A diverse crowd of about 100 locals gathered in the downtown park near the former jail, courthouse and City Hall to witness the event and a standing room only crowd gathered to hear a panel afterward at the J. Earle Bowden Building talk about the project.

The ceremony did not condone the men’s actions but rather took issue with the “terrorism” of lynching.

“A terrible, terrible thing happened here many years ago,” said Teniade Broughton, an event organizer with Race and Reconciliation.

Even the niece and nephew of Lilly Davis, who Shaw allegedly raped and murdered, showed up to the ceremony and lit a candle in her honor. They showed up unexpectedly with a protest sign that proclaimed: “Leander Shaw was a murderer, rapist and a thief.” Shaw was shot more than 500 times by an angry mob of more than 1,000 people.

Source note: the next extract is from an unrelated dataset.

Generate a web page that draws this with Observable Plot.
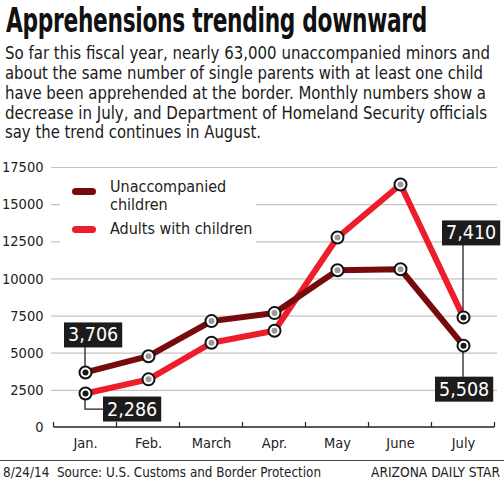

EJI Racial Justice Fellow Gabrielle Daniels said lynching “terrorism” still exists. It evolved into Jim Crow, the civil rights movement and mass incarceration today, she said. All were designed to make blacks feel inferior to whites.

“We need to end this era of racial terrorism,” Daniels said, as a panel member. “It’s a legacy we need to name so we can heal. We believe we can be a more just nation. We need to start with the truth, so we can get beyond it.”

Broughton said the goal is to eventually erect the monument in Pensacola, which had eight documented men lynched between 1877 and 1950.

“We had a black mayor in the 1870s,” she said. “We have some work to do. Hopefully, the community will embrace this project.”